* **DO THIS**:
Do not include the pictures; repeat the rest of the data exactly.

* **GIVEN INFORMATION**:
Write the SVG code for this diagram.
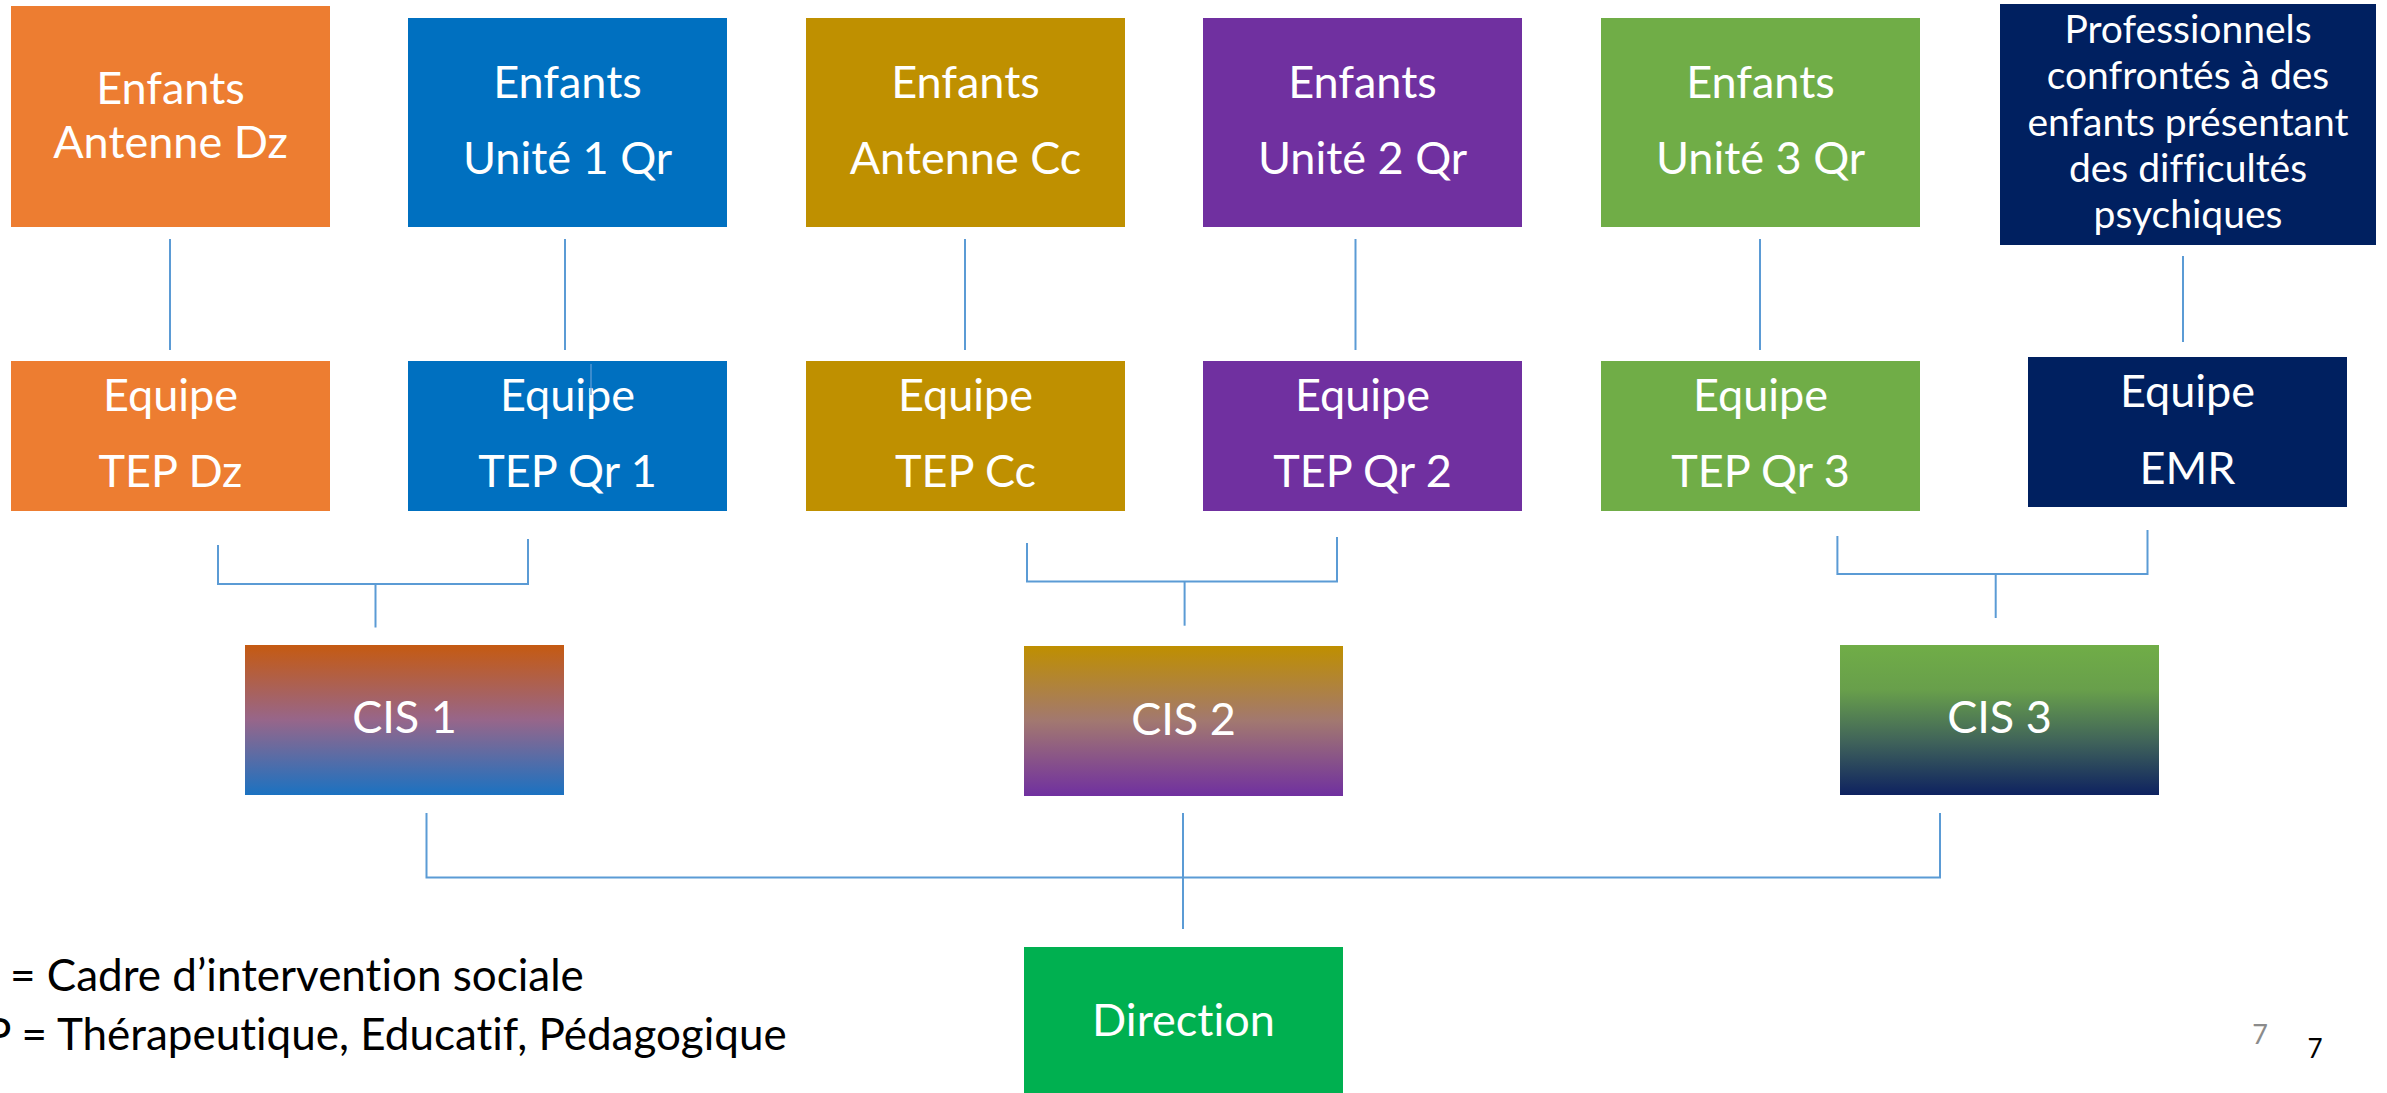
<svg xmlns="http://www.w3.org/2000/svg" width="2387" height="1093" viewBox="0 0 2387 1093">
<style>
  text { font-variant-ligatures: none; font-feature-settings: "liga" 0, "clig" 0; }
  .lbl { font-family: Lato, "Open Sans", "Liberation Sans", sans-serif; fill: #FFFFFF; text-anchor: middle; font-size: 45px; }
  .sm { font-size: 39px; }
  .legend { font-family: Lato, "Open Sans", "Liberation Sans", sans-serif; fill: #000000; font-size: 44px; }
  .conn { fill: none; stroke: #5B9BD5; stroke-width: 2; }
</style>
<defs>
  <linearGradient id="g1" x1="0" y1="0" x2="0" y2="1">
    <stop offset="0" stop-color="#C55A11"/>
    <stop offset="0.5" stop-color="#97668A"/>
    <stop offset="1" stop-color="#1B72C1"/>
  </linearGradient>
  <linearGradient id="g2" x1="0" y1="0" x2="0" y2="1">
    <stop offset="0" stop-color="#BF8F00"/>
    <stop offset="0.5" stop-color="#A27870"/>
    <stop offset="1" stop-color="#7030A0"/>
  </linearGradient>
  <linearGradient id="g3" x1="0" y1="0" x2="0" y2="1">
    <stop offset="0" stop-color="#70AD47"/>
    <stop offset="0.3" stop-color="#689F4B"/>
    <stop offset="0.65" stop-color="#3F625A"/>
    <stop offset="1" stop-color="#0E2260"/>
  </linearGradient>
</defs>
<rect width="2387" height="1093" fill="#FFFFFF"/>

<g id="connectors">
  <path class="conn" d="M170,239 V350"/>
  <path class="conn" d="M565,239 V350"/>
  <path class="conn" d="M965,239 V350"/>
  <path class="conn" d="M1355.5,239 V350"/>
  <path class="conn" d="M1760,239 V350"/>
  <path class="conn" d="M2183,256 V342"/>
  <path class="conn" d="M218,545 V584 H528 V539"/>
  <path class="conn" d="M375.5,584 V627.5"/>
  <path class="conn" d="M1027,543 V581.6 H1337 V537"/>
  <path class="conn" d="M1184.6,581.6 V625.7"/>
  <path class="conn" d="M1837.4,536 V574 H2147.5 V530"/>
  <path class="conn" d="M1995.7,574 V618"/>
  <path class="conn" d="M426.5,813 V877.5 H1940 V813"/>
  <path class="conn" d="M1183,813 V929"/>
</g>

<g id="enfants-antenne-dz">
  <rect x="11" y="6" width="319" height="221" fill="#ED7D31"/>
  <text class="lbl" x="170.5" y="104">Enfants</text>
  <text class="lbl" x="170.5" y="158">Antenne Dz</text>
</g>
<g id="enfants-unite-1-qr">
  <rect x="408" y="18" width="319" height="209" fill="#0070C0"/>
  <text class="lbl" x="567.5" y="98">Enfants</text>
  <text class="lbl" x="567.5" y="174">Unité 1 Qr</text>
</g>
<g id="enfants-antenne-cc">
  <rect x="806" y="18" width="319" height="209" fill="#BF9000"/>
  <text class="lbl" x="965.5" y="98">Enfants</text>
  <text class="lbl" x="965.5" y="174">Antenne Cc</text>
</g>
<g id="enfants-unite-2-qr">
  <rect x="1203" y="18" width="319" height="209" fill="#7030A0"/>
  <text class="lbl" x="1362.5" y="98">Enfants</text>
  <text class="lbl" x="1362.5" y="174">Unité 2 Qr</text>
</g>
<g id="enfants-unite-3-qr">
  <rect x="1601" y="18" width="319" height="209" fill="#70AD47"/>
  <text class="lbl" x="1760.5" y="98">Enfants</text>
  <text class="lbl" x="1760.5" y="174">Unité 3 Qr</text>
</g>
<g id="professionnels">
  <rect x="2000" y="4" width="376" height="241" fill="#002060"/>
  <text class="lbl sm" x="2188" y="43">Professionnels</text>
  <text class="lbl sm" x="2188" y="89">confrontés à des</text>
  <text class="lbl sm" x="2188" y="136">enfants présentant</text>
  <text class="lbl sm" x="2188" y="182">des difficultés</text>
  <text class="lbl sm" x="2188" y="228">psychiques</text>
</g>

<g id="equipe-tep-dz">
  <rect x="11" y="361" width="319" height="150" fill="#ED7D31"/>
  <text class="lbl" x="170.5" y="411">Equipe</text>
  <text class="lbl" x="170.5" y="487">TEP Dz</text>
</g>
<g id="equipe-tep-qr-1">
  <rect x="408" y="361" width="319" height="150" fill="#0070C0"/>
  <text class="lbl" x="567.5" y="411">Equipe</text>
  <text class="lbl" x="567.5" y="487">TEP Qr 1</text>
  <line x1="591" y1="364" x2="591" y2="395" stroke="#5B9BD5" stroke-width="1.3"/>
</g>
<g id="equipe-tep-cc">
  <rect x="806" y="361" width="319" height="150" fill="#BF9000"/>
  <text class="lbl" x="965.5" y="411">Equipe</text>
  <text class="lbl" x="965.5" y="487">TEP Cc</text>
</g>
<g id="equipe-tep-qr-2">
  <rect x="1203" y="361" width="319" height="150" fill="#7030A0"/>
  <text class="lbl" x="1362.5" y="411">Equipe</text>
  <text class="lbl" x="1362.5" y="487">TEP Qr 2</text>
</g>
<g id="equipe-tep-qr-3">
  <rect x="1601" y="361" width="319" height="150" fill="#70AD47"/>
  <text class="lbl" x="1760.5" y="411">Equipe</text>
  <text class="lbl" x="1760.5" y="487">TEP Qr 3</text>
</g>
<g id="equipe-emr">
  <rect x="2028" y="357" width="319" height="150" fill="#002060"/>
  <text class="lbl" x="2187.5" y="407">Equipe</text>
  <text class="lbl" x="2187.5" y="484">EMR</text>
</g>

<g id="cis-1">
  <rect x="245" y="645" width="319" height="150" fill="url(#g1)"/>
  <text class="lbl" x="404.5" y="733">CIS 1</text>
</g>
<g id="cis-2">
  <rect x="1024" y="646" width="319" height="150" fill="url(#g2)"/>
  <text class="lbl" x="1183.5" y="735">CIS 2</text>
</g>
<g id="cis-3">
  <rect x="1840" y="645" width="319" height="150" fill="url(#g3)"/>
  <text class="lbl" x="1999.5" y="733">CIS 3</text>
</g>

<g id="direction">
  <rect x="1024" y="947" width="319" height="150" fill="#00B050"/>
  <text class="lbl" x="1183.5" y="1036">Direction</text>
</g>

<g id="legend">
  <text class="legend" x="10" y="991">= Cadre d’intervention sociale</text>
  <text class="legend" x="-15" y="1050">P = Thérapeutique, Educatif, Pédagogique</text>
</g>

<g id="page-numbers">
  <text x="2260" y="1044" font-family="Lato, 'Liberation Sans', sans-serif" font-size="27" fill="#8B8B8B" text-anchor="middle">7</text>
  <text x="2315" y="1058" font-family="Lato, 'Liberation Sans', sans-serif" font-size="26" fill="#000000" text-anchor="middle">7</text>
</g>
</svg>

* **TASK SOLUTION**:
Write the SVG code for this diagram.
<svg xmlns="http://www.w3.org/2000/svg" width="2387" height="1093" viewBox="0 0 2387 1093">
<style>
  text { font-variant-ligatures: none; font-feature-settings: "liga" 0, "clig" 0; }
  .lbl { font-family: Lato, "Open Sans", "Liberation Sans", sans-serif; fill: #FFFFFF; text-anchor: middle; font-size: 45px; }
  .sm { font-size: 39px; }
  .legend { font-family: Lato, "Open Sans", "Liberation Sans", sans-serif; fill: #000000; font-size: 44px; }
  .conn { fill: none; stroke: #5B9BD5; stroke-width: 2; }
</style>
<defs>
  <linearGradient id="g1" x1="0" y1="0" x2="0" y2="1">
    <stop offset="0" stop-color="#C55A11"/>
    <stop offset="0.5" stop-color="#97668A"/>
    <stop offset="1" stop-color="#1B72C1"/>
  </linearGradient>
  <linearGradient id="g2" x1="0" y1="0" x2="0" y2="1">
    <stop offset="0" stop-color="#BF8F00"/>
    <stop offset="0.5" stop-color="#A27870"/>
    <stop offset="1" stop-color="#7030A0"/>
  </linearGradient>
  <linearGradient id="g3" x1="0" y1="0" x2="0" y2="1">
    <stop offset="0" stop-color="#70AD47"/>
    <stop offset="0.3" stop-color="#689F4B"/>
    <stop offset="0.65" stop-color="#3F625A"/>
    <stop offset="1" stop-color="#0E2260"/>
  </linearGradient>
</defs>
<rect width="2387" height="1093" fill="#FFFFFF"/>

<g id="connectors">
  <path class="conn" d="M170,239 V350"/>
  <path class="conn" d="M565,239 V350"/>
  <path class="conn" d="M965,239 V350"/>
  <path class="conn" d="M1355.5,239 V350"/>
  <path class="conn" d="M1760,239 V350"/>
  <path class="conn" d="M2183,256 V342"/>
  <path class="conn" d="M218,545 V584 H528 V539"/>
  <path class="conn" d="M375.5,584 V627.5"/>
  <path class="conn" d="M1027,543 V581.6 H1337 V537"/>
  <path class="conn" d="M1184.6,581.6 V625.7"/>
  <path class="conn" d="M1837.4,536 V574 H2147.5 V530"/>
  <path class="conn" d="M1995.7,574 V618"/>
  <path class="conn" d="M426.5,813 V877.5 H1940 V813"/>
  <path class="conn" d="M1183,813 V929"/>
</g>

<g id="enfants-antenne-dz">
  <rect x="11" y="6" width="319" height="221" fill="#ED7D31"/>
  <text class="lbl" x="170.5" y="104">Enfants</text>
  <text class="lbl" x="170.5" y="158">Antenne Dz</text>
</g>
<g id="enfants-unite-1-qr">
  <rect x="408" y="18" width="319" height="209" fill="#0070C0"/>
  <text class="lbl" x="567.5" y="98">Enfants</text>
  <text class="lbl" x="567.5" y="174">Unité 1 Qr</text>
</g>
<g id="enfants-antenne-cc">
  <rect x="806" y="18" width="319" height="209" fill="#BF9000"/>
  <text class="lbl" x="965.5" y="98">Enfants</text>
  <text class="lbl" x="965.5" y="174">Antenne Cc</text>
</g>
<g id="enfants-unite-2-qr">
  <rect x="1203" y="18" width="319" height="209" fill="#7030A0"/>
  <text class="lbl" x="1362.5" y="98">Enfants</text>
  <text class="lbl" x="1362.5" y="174">Unité 2 Qr</text>
</g>
<g id="enfants-unite-3-qr">
  <rect x="1601" y="18" width="319" height="209" fill="#70AD47"/>
  <text class="lbl" x="1760.5" y="98">Enfants</text>
  <text class="lbl" x="1760.5" y="174">Unité 3 Qr</text>
</g>
<g id="professionnels">
  <rect x="2000" y="4" width="376" height="241" fill="#002060"/>
  <text class="lbl sm" x="2188" y="43">Professionnels</text>
  <text class="lbl sm" x="2188" y="89">confrontés à des</text>
  <text class="lbl sm" x="2188" y="136">enfants présentant</text>
  <text class="lbl sm" x="2188" y="182">des difficultés</text>
  <text class="lbl sm" x="2188" y="228">psychiques</text>
</g>

<g id="equipe-tep-dz">
  <rect x="11" y="361" width="319" height="150" fill="#ED7D31"/>
  <text class="lbl" x="170.5" y="411">Equipe</text>
  <text class="lbl" x="170.5" y="487">TEP Dz</text>
</g>
<g id="equipe-tep-qr-1">
  <rect x="408" y="361" width="319" height="150" fill="#0070C0"/>
  <text class="lbl" x="567.5" y="411">Equipe</text>
  <text class="lbl" x="567.5" y="487">TEP Qr 1</text>
  <line x1="591" y1="364" x2="591" y2="395" stroke="#5B9BD5" stroke-width="1.3"/>
</g>
<g id="equipe-tep-cc">
  <rect x="806" y="361" width="319" height="150" fill="#BF9000"/>
  <text class="lbl" x="965.5" y="411">Equipe</text>
  <text class="lbl" x="965.5" y="487">TEP Cc</text>
</g>
<g id="equipe-tep-qr-2">
  <rect x="1203" y="361" width="319" height="150" fill="#7030A0"/>
  <text class="lbl" x="1362.5" y="411">Equipe</text>
  <text class="lbl" x="1362.5" y="487">TEP Qr 2</text>
</g>
<g id="equipe-tep-qr-3">
  <rect x="1601" y="361" width="319" height="150" fill="#70AD47"/>
  <text class="lbl" x="1760.5" y="411">Equipe</text>
  <text class="lbl" x="1760.5" y="487">TEP Qr 3</text>
</g>
<g id="equipe-emr">
  <rect x="2028" y="357" width="319" height="150" fill="#002060"/>
  <text class="lbl" x="2187.5" y="407">Equipe</text>
  <text class="lbl" x="2187.5" y="484">EMR</text>
</g>

<g id="cis-1">
  <rect x="245" y="645" width="319" height="150" fill="url(#g1)"/>
  <text class="lbl" x="404.5" y="733">CIS 1</text>
</g>
<g id="cis-2">
  <rect x="1024" y="646" width="319" height="150" fill="url(#g2)"/>
  <text class="lbl" x="1183.5" y="735">CIS 2</text>
</g>
<g id="cis-3">
  <rect x="1840" y="645" width="319" height="150" fill="url(#g3)"/>
  <text class="lbl" x="1999.5" y="733">CIS 3</text>
</g>

<g id="direction">
  <rect x="1024" y="947" width="319" height="150" fill="#00B050"/>
  <text class="lbl" x="1183.5" y="1036">Direction</text>
</g>

<g id="legend">
  <text class="legend" x="10" y="991">= Cadre d’intervention sociale</text>
  <text class="legend" x="-15" y="1050">P = Thérapeutique, Educatif, Pédagogique</text>
</g>

<g id="page-numbers">
  <text x="2260" y="1044" font-family="Lato, 'Liberation Sans', sans-serif" font-size="27" fill="#8B8B8B" text-anchor="middle">7</text>
  <text x="2315" y="1058" font-family="Lato, 'Liberation Sans', sans-serif" font-size="26" fill="#000000" text-anchor="middle">7</text>
</g>
</svg>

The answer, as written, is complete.